### What the task asks:
Do not repeat pictures. Repeat exactly the lines of the listing below from its first line through the line with "const institutions = ['UiB', 'UiO', 'NTNU'];".
+ + + + + + +
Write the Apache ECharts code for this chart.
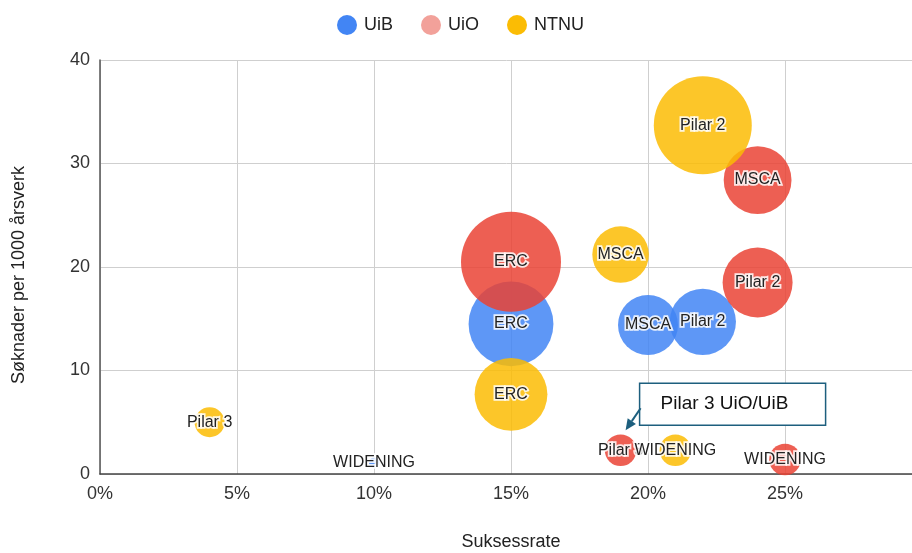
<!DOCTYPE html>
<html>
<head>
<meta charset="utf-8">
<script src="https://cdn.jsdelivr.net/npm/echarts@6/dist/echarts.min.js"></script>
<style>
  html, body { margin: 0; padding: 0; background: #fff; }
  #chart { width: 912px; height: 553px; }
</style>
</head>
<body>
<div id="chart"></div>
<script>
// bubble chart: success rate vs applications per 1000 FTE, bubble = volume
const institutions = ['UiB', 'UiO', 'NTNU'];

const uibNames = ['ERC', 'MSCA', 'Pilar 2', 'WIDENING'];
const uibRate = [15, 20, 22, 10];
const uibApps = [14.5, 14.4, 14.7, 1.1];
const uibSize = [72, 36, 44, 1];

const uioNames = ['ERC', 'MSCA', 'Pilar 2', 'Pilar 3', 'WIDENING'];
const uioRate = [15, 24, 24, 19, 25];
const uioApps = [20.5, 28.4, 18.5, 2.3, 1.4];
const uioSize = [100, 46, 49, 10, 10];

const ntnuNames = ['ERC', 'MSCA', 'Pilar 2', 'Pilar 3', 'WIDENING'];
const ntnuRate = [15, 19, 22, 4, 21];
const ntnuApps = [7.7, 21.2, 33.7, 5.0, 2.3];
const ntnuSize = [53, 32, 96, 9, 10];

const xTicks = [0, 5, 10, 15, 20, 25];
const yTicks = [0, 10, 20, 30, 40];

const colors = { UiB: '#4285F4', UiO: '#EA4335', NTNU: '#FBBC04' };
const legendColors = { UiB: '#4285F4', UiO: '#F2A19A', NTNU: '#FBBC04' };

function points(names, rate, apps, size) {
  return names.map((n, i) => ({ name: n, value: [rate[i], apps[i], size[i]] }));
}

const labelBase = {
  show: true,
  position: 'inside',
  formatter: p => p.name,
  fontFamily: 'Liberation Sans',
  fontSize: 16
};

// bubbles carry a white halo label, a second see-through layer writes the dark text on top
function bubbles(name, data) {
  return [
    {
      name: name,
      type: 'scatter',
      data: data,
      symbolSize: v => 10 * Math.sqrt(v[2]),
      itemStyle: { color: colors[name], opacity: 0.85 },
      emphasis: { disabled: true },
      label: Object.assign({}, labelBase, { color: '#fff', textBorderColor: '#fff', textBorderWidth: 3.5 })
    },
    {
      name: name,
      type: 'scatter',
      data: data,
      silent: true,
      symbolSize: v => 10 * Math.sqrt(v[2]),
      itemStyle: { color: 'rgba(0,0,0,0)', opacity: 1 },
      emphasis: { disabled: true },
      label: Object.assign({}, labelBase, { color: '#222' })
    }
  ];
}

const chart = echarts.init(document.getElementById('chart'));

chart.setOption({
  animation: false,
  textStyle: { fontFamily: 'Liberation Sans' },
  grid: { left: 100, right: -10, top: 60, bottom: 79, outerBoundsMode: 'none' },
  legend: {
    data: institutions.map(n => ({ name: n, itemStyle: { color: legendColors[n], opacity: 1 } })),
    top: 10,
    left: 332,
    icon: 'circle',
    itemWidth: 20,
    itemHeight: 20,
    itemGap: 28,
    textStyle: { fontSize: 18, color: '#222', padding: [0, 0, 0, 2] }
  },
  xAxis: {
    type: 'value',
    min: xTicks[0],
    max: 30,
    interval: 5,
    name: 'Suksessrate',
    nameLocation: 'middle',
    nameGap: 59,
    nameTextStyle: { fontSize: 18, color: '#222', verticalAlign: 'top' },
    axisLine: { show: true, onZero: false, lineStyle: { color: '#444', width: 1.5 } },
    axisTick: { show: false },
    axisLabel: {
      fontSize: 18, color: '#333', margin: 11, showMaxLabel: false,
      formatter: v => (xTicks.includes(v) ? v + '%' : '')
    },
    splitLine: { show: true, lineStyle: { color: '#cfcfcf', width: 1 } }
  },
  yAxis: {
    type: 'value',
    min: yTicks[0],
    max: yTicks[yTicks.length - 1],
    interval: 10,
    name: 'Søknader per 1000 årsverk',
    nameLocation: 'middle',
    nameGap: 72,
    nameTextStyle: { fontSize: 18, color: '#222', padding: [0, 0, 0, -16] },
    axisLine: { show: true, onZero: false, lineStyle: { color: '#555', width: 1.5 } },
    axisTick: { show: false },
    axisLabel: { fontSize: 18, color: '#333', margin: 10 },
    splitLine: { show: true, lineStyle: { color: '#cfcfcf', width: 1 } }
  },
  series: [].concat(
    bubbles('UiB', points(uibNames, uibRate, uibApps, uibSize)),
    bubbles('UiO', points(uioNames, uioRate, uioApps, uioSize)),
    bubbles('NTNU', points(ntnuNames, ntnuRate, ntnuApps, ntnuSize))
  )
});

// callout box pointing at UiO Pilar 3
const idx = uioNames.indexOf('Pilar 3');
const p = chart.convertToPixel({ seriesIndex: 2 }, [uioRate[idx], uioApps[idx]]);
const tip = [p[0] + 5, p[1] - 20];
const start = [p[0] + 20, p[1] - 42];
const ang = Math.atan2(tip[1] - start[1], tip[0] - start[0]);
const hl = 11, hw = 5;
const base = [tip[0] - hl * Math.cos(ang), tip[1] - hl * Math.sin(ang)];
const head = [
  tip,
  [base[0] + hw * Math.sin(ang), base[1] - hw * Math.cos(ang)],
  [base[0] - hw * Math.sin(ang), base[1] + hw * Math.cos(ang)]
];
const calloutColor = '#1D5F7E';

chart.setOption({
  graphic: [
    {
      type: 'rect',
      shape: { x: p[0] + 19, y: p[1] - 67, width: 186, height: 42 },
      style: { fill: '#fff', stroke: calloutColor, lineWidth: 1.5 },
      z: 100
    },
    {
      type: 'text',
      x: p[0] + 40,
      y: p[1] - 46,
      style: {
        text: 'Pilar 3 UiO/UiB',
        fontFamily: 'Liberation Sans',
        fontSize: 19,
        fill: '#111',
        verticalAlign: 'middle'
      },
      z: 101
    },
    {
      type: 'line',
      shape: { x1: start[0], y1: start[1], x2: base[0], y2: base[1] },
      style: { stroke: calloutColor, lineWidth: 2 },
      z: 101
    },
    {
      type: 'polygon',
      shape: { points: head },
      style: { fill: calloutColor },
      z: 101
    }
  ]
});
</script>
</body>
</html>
+ + + + + + +
### Written solution:
Write the Apache ECharts code for this chart.
<!DOCTYPE html>
<html>
<head>
<meta charset="utf-8">
<script src="https://cdn.jsdelivr.net/npm/echarts@6/dist/echarts.min.js"></script>
<style>
  html, body { margin: 0; padding: 0; background: #fff; }
  #chart { width: 912px; height: 553px; }
</style>
</head>
<body>
<div id="chart"></div>
<script>
// bubble chart: success rate vs applications per 1000 FTE, bubble = volume
const institutions = ['UiB', 'UiO', 'NTNU'];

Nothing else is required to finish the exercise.